How recipients were chosen:
Applications to the 2011 TD Green Streets program were open to Canadian municipalities, First Nations communities and Business Improvement Associations (BIAs) in Vancouver, Montreal and Toronto. All submissions were reviewed by regional Tree Canada Advisors, Board Members, urban forest practitioners and TD Friends of the Environment Foundation representatives based on innovation, community involvement and technical expertise.
"London is to be congratulated for putting forward such an innovative program to increase their canopy cover," said Michael Rosen, President of Tree Canada. "We are so proud to have a partner such as TD and to be able to help the City of London, the host of the 10th Canadian Urban Forest Conference in October 2012."

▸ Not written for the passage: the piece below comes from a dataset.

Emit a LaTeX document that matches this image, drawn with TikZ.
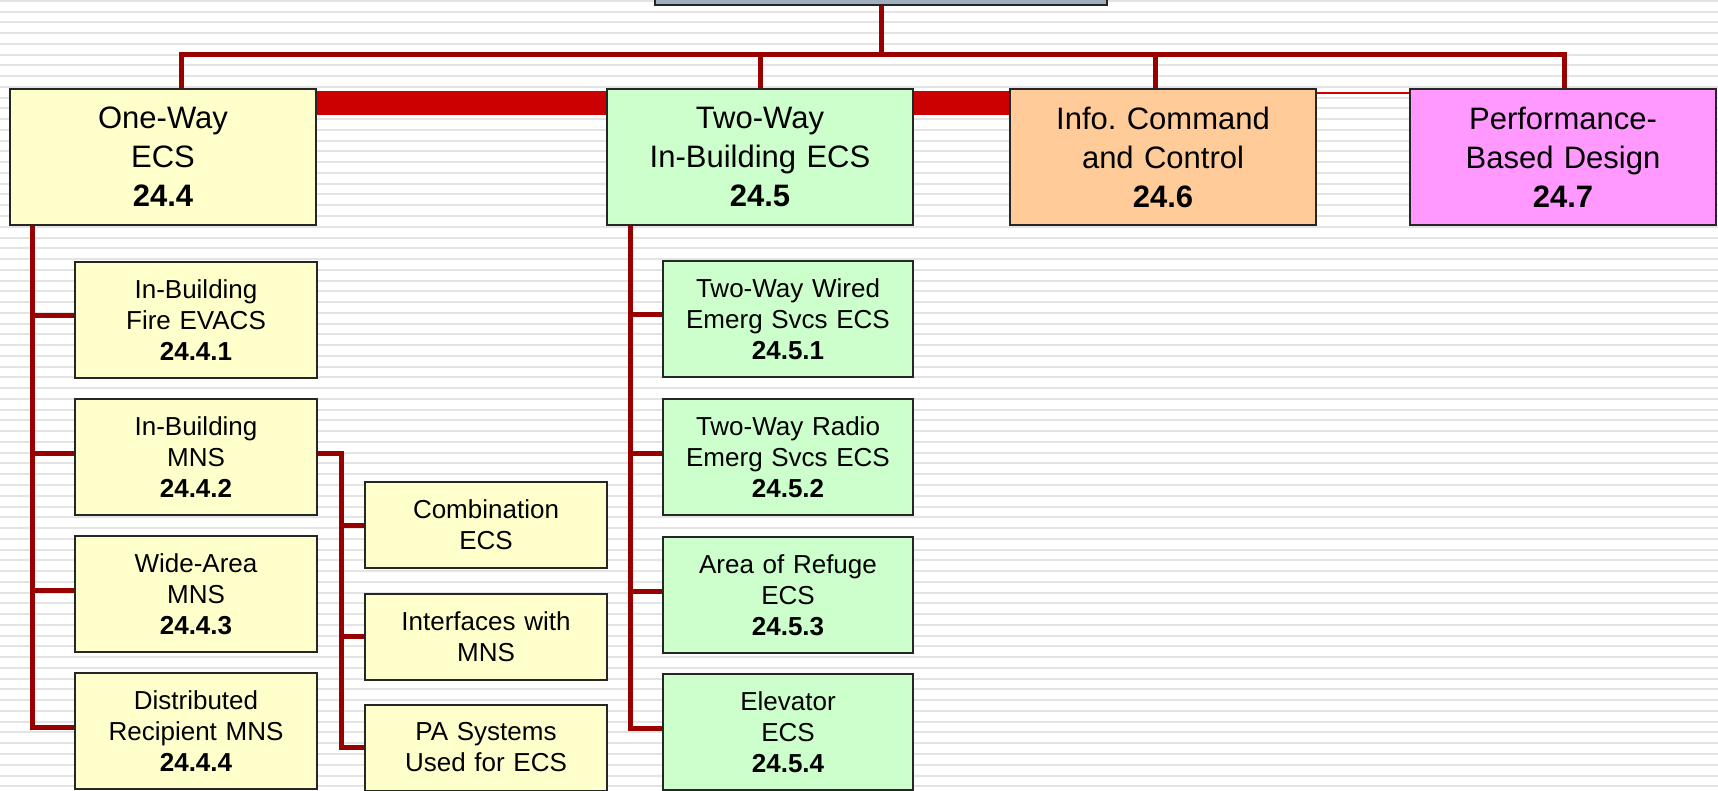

Over 100 applications were submitted to the TD Green Streets program, and the
City of London is one of 23 municipalities selected to receive a grant. The funding will support the City's urban forestry program in a pilot project to plant trees in front yards to increase urban forest cover.
The project targets newer subdivisions where barriers such as utilities, driveways and lot widths prevent the City of London from planting a tree on public boulevards. The City, partnering with ReForest London, will share the cost of a new tree with the owner and arrange to have it planted on the owner's front yard.
Eligible residents will receive a letter from the City of London inviting them to participate in the program. This project is part of London's Million Tree Challenge, an initiative launched in June by the City of London and ReForest London to plant one million trees in the city over the next 10 years.